Cons of using main XLR/Balanced outs for subwoofer?


I'm putting my system together for the first time in a new space with a new to me preamp and new speakers.

Signal Chain:
TT/Streamer
McIntosh C220
McIntosh MC7270
Ohm Walsh 4.4012

The 7270 does not offer balanced inputs.
The Ohms have active subs which offer balanced input.
The C220 has only one Balanced output for the Main Output. 

Is there any harm in using the main XLR output to send signal to the subwoofers, and using the 1, or 2 RCA output to send signal to the main drivers?

Thoughts?

Thanks
z
zdw11
@atmasphere Hi Ralph , i have the same question as mitch2 , in my case my preamp is Bryston Bp25 and take balanced output to the amp and the single ended to a Dayton 1000 subwofer amp (for a Swarm sub configuration).  I,ve noticed that I get a higher noise floor when I turn on the sub amp. I understand my Bryston pre is not true balanced.  Do you think the jensen transformer will help in my case? Thanks in advance
Dear @zdw11 :  as @imhififan  posted go a head no problem at all and you don't need to make any added mods.

Btw, did you try it? if not then do it and you will be the best judge about. Don't worry you can't damage nothing with that set up.

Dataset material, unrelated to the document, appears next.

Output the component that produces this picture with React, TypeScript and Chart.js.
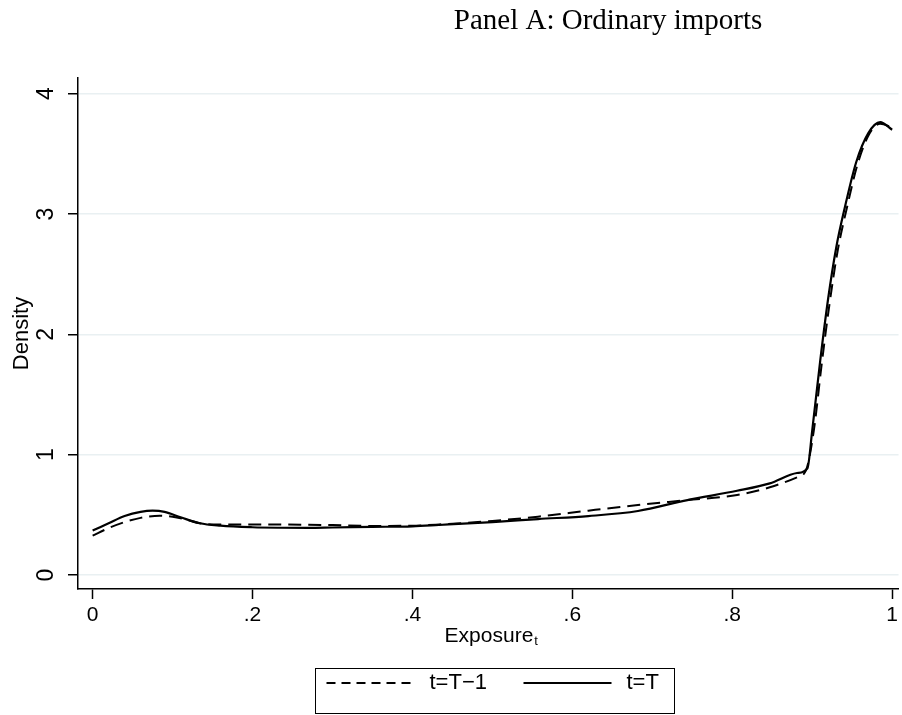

Regards and enjoy the MUSIC NOT DISTORTIONS,
R.
@cardani  If the RCA outputs are in parallel with the balanced outputs on your preamp then what you describe makes sense. If it were me I'd be using the Jensen ISO MAX subwoofer transformers to do the conversion and not use the RCA outputs of the preamp at all.
Dear @cardani : " Two of these op-amps are to buffer the signal to the tape output and level control, the remaining four for the two balanced outputs. These integrated circuits are specified as delivering high output with low noise. "

that comes from the design in your Bryston. So the problem could comes from that Dayton unit.

Now you said: " higher noise floor ". Could you detected around wich frequency of that " noise floor " ?

In my system I run my two subs from the balanced preamp outputs and the main amplifiers running with the unbalanced outputs and both performs with no single trouble/noise or the like but with very high quality level performance.

Even that your Bryston is not a today model it’s and has very good design as everything Bryston puts in the market, seems to me that noise floor level is not developed by a " failure " in the unit design because outputs are buffered.

If that noise floor is really high then that ISO MAX can helps. In the other side you can always contact directly to Bryston asking for advise in that issue.
:  https://bryston.com/#contact-form

R.
@atmasphere Ralph, please explain the hookup with the ISO-MAX. I’m running the balanced main output from my preamp into the power amp. I’m running simultaneously the single ended main output into my sub. So, if I used the ISO-MAX for the sub, how would that be hooked up if you don’t recommend using the single ended output at all? Thanks.